Gerne möchte ich noch eine Differenzierung machen zum Thema Mahlzeitenzubereitung: Es ist wichtiger, was auf den Tisch kommt, als beispielsweise, ob das Essen direkt in der Kita zubereitet oder geliefert wird. Der Ort der Zubereitung sagt aus meiner Sicht wenig über die Qualität des Essens oder über die Qualität der Kita aus – es sollten aber in jedem Fall ausgebildete Köche / Köchinnen am Werk sein. Idealerweise lassen sich die Eltern die Menupläne der letzten Wochen zeigen, um einen Einblick zu bekommen. Die Möglichkeit zur Partizipation besteht übrigens auch bei der Zubereitung der Zwischenmahlzeiten – bei uns zum Beispiel dürfen die Kinder regelmässig mit uns kochen und backen.

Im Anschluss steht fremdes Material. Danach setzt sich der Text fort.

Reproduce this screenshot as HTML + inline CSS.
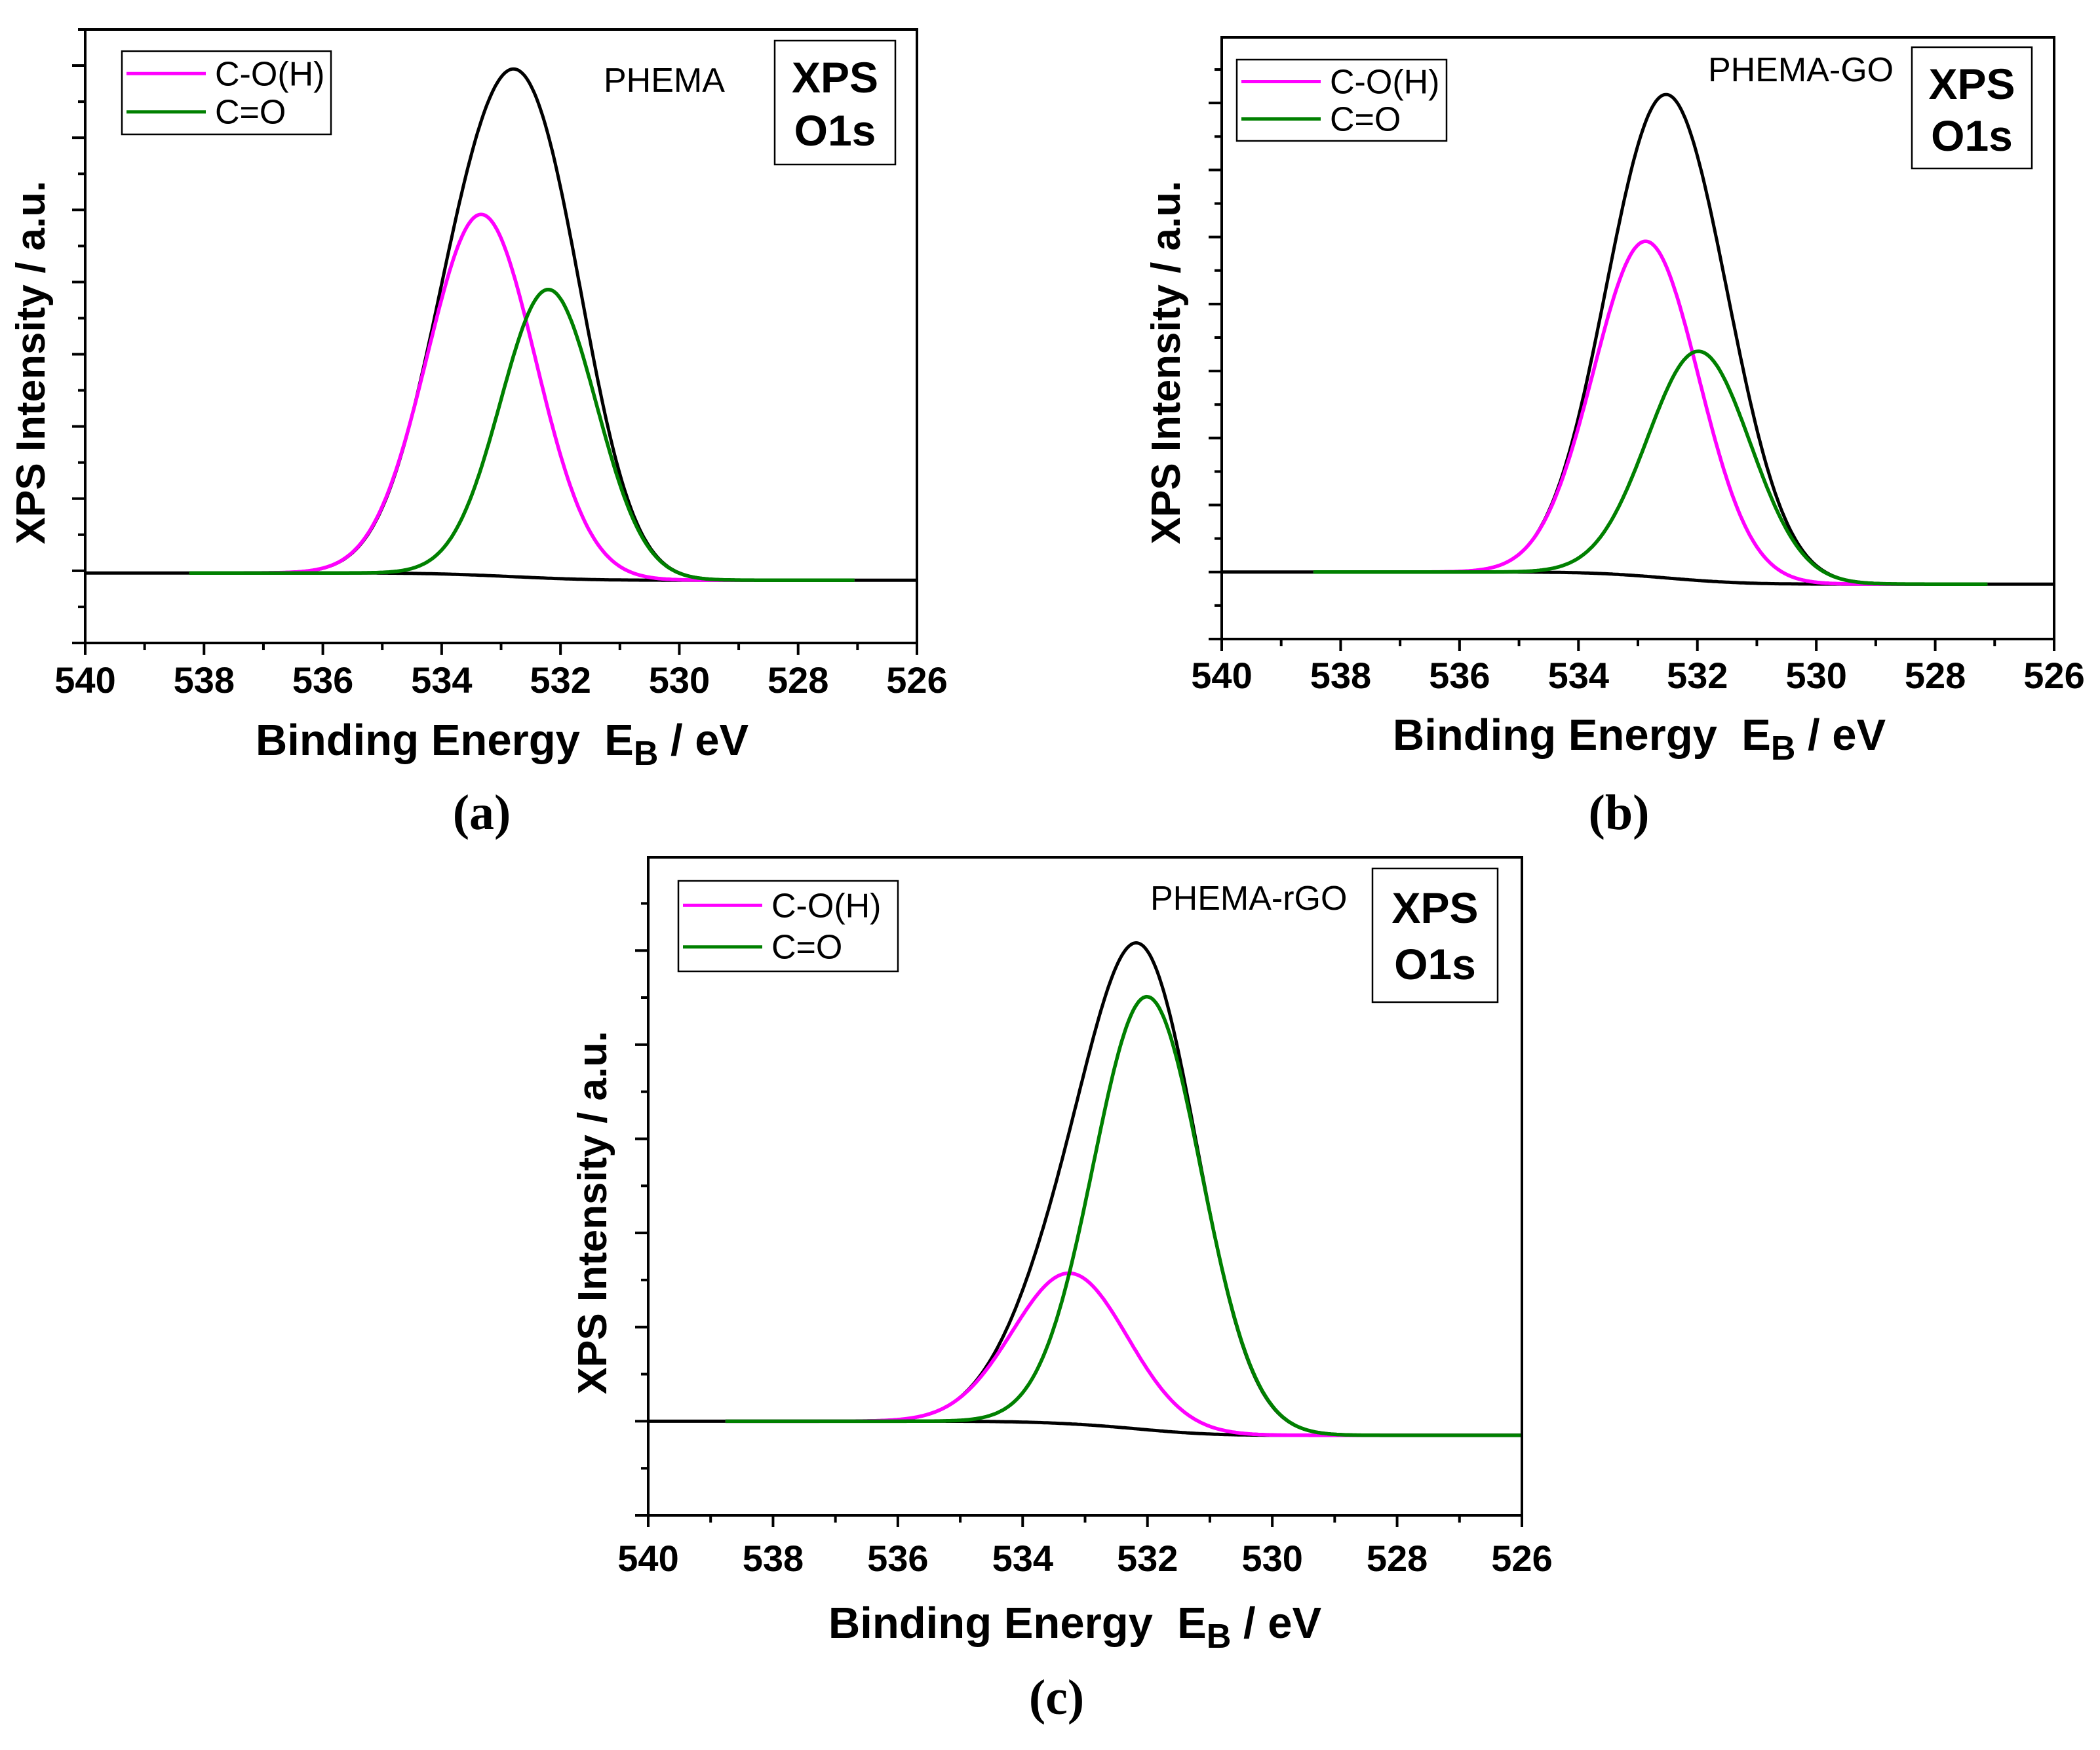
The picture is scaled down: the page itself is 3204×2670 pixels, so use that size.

Und welche Erwartungen von Eltern kann eine Kita nicht abdecken?

Als Kita sind wir kein «Freizeitpark» und sollen dies auch nicht sein. Für Kinder ist der ganz normale Kita-Alltag spannend genug. Wenn sie in einer anregenden Umgebung liebevoll begleitet werden, ermöglichen wir ihnen, ihren persönlichen Interessen nachzugehen und sich in ihrem eigenen Tempo zu entwickeln, zu lernen und die Welt zu entdecken. Grössere Ausflüge, zum Beispiel ins entfernte Museum, mögen zwar aufregend klingen, überfordern die Kinder aber häufig, weil sie sehr anstrengend sind. Die Erwartung nach solchen regelmässigen Ausflügen können und möchten wir also bewusst nicht erfüllen.

Viele Eltern freuen sich verständlicherweise zudem, wenn ihr Kind in der Kita ein bestimmtes Produkt gebastelt hat und nachhause bringt. Da wir uns ganz klar am Kreativitätsverständnis der Kulturinitiative Lapurla «Prozess vor Produkt» orientieren (im Zentrum steht nicht das «Was», sondern das «Wie») und das kreative Schaffen in den Vordergrund stellen, müssen wir auch diese Erwartung enttäuschen. Für die Kinder heisst das hingegen, dass sie ihrer angeborenen Neugierde uneingeschränkt nachgehen und ihre Kreativität ausleben dürfen.

 

Die Plattform Kitacheck unterstützt Eltern bei der Auswahl und fasst viele der erwähnten Kriterien zusammen.